_Data rows_:
--- BEGIN ---

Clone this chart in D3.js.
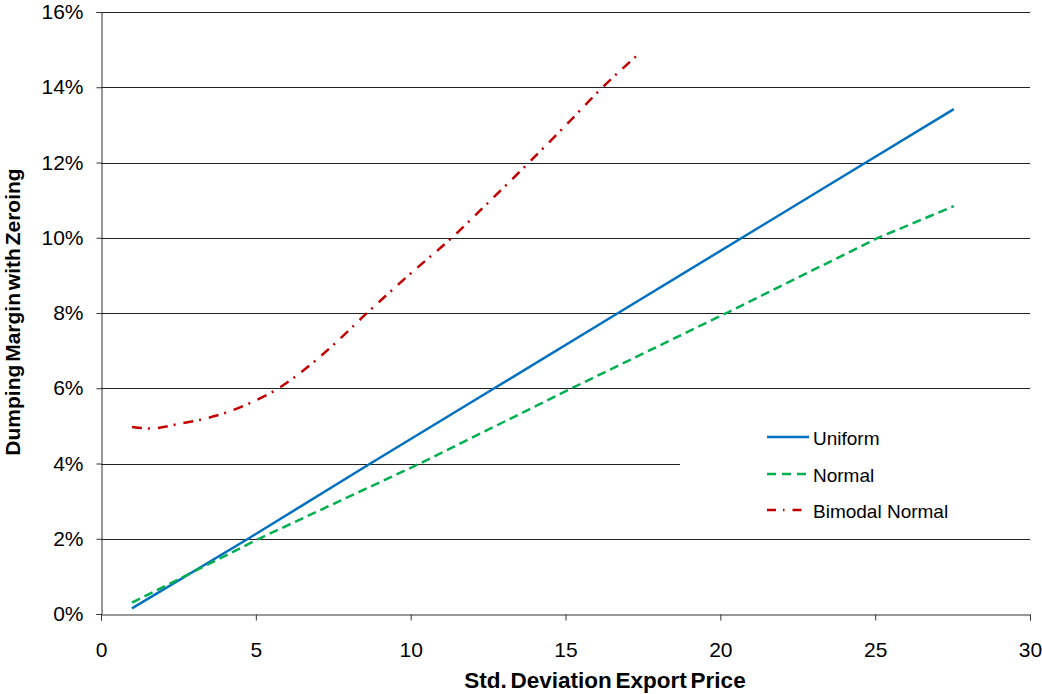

--- END ---
--- BEGIN ---

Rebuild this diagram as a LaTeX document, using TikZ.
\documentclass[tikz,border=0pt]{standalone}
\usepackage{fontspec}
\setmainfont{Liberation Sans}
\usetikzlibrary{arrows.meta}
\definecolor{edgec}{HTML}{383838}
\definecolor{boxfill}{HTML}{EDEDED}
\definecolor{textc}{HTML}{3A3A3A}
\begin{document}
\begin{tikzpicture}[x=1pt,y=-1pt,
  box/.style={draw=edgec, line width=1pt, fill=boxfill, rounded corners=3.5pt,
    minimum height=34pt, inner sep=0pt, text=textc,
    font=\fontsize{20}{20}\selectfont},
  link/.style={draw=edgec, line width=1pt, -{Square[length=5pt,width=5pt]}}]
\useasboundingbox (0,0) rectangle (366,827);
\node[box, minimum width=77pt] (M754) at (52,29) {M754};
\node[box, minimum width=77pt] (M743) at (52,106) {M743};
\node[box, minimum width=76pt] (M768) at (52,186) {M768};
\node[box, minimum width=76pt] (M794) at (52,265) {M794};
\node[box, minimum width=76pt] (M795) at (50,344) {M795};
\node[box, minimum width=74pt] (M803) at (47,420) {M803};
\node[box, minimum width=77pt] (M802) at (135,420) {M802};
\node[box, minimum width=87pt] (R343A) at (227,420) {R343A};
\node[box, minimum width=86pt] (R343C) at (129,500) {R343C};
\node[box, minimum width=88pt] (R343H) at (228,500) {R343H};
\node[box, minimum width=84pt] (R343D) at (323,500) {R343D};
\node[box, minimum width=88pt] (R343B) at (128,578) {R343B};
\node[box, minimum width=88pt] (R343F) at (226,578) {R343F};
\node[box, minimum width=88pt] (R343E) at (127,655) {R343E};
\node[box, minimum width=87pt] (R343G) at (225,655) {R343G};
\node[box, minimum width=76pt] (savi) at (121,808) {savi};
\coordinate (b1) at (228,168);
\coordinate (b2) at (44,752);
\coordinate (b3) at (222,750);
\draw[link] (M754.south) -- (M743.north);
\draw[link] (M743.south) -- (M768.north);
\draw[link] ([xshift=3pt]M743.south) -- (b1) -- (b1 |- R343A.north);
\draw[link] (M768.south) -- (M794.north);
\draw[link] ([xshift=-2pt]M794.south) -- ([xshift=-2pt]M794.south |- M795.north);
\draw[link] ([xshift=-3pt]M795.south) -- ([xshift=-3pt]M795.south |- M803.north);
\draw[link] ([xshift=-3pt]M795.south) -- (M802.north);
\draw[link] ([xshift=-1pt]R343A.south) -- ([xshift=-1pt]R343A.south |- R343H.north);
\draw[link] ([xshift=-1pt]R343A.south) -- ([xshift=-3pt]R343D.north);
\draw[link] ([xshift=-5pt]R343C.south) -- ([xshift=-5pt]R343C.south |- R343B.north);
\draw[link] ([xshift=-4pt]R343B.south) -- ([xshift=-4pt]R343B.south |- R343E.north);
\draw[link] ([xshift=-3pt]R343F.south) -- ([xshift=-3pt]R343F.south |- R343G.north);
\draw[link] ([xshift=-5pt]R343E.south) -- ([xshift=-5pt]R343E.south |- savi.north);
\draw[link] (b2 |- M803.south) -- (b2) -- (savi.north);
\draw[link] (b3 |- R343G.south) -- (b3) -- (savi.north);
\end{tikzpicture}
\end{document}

--- END ---
--- BEGIN ---

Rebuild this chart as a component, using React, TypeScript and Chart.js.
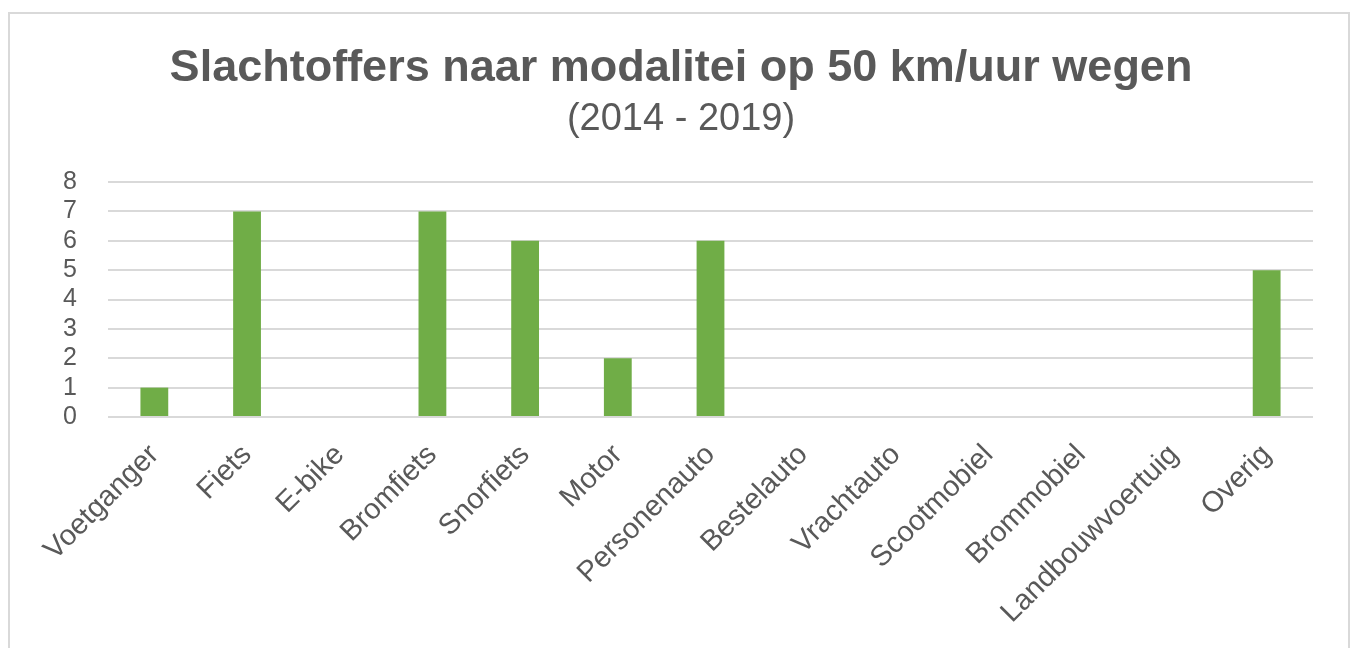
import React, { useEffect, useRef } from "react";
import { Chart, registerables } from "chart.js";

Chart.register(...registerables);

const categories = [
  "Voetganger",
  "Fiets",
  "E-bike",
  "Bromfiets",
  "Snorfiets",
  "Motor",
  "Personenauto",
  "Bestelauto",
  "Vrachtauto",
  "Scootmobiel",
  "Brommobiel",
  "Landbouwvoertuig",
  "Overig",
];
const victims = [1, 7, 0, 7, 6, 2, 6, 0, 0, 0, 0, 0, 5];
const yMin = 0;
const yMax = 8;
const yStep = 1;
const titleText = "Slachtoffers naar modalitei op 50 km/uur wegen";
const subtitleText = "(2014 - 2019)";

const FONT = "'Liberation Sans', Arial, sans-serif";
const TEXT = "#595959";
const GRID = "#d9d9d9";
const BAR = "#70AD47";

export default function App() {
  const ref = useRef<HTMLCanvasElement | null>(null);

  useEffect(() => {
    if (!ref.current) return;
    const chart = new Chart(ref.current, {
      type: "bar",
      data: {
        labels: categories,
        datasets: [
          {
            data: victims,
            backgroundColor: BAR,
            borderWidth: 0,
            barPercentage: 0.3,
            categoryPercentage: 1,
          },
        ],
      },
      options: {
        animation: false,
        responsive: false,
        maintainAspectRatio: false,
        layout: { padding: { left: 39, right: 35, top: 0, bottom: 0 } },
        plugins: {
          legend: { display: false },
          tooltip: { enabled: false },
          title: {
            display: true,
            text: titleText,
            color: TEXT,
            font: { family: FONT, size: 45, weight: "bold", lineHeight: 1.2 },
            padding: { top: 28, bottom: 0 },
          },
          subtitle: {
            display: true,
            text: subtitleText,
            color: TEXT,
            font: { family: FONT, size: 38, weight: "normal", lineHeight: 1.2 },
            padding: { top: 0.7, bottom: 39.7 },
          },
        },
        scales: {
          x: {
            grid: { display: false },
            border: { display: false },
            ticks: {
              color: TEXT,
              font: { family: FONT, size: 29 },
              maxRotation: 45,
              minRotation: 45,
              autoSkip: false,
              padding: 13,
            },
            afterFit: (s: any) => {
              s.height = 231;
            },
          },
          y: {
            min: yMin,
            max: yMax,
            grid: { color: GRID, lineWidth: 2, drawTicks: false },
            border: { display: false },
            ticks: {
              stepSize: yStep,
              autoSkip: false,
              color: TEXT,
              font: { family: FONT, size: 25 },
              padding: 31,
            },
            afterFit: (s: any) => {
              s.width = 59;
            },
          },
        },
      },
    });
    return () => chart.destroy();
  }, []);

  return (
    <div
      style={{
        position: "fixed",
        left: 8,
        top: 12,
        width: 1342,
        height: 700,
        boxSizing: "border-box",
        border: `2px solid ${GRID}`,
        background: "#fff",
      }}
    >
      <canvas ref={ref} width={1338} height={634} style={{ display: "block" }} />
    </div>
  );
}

--- END ---

_Problem_:
Identify each line in the records above containing the word "Rebuild"; copy those lines.

_Result_:
Rebuild this diagram as a LaTeX document, using TikZ.
Rebuild this chart as a component, using React, TypeScript and Chart.js.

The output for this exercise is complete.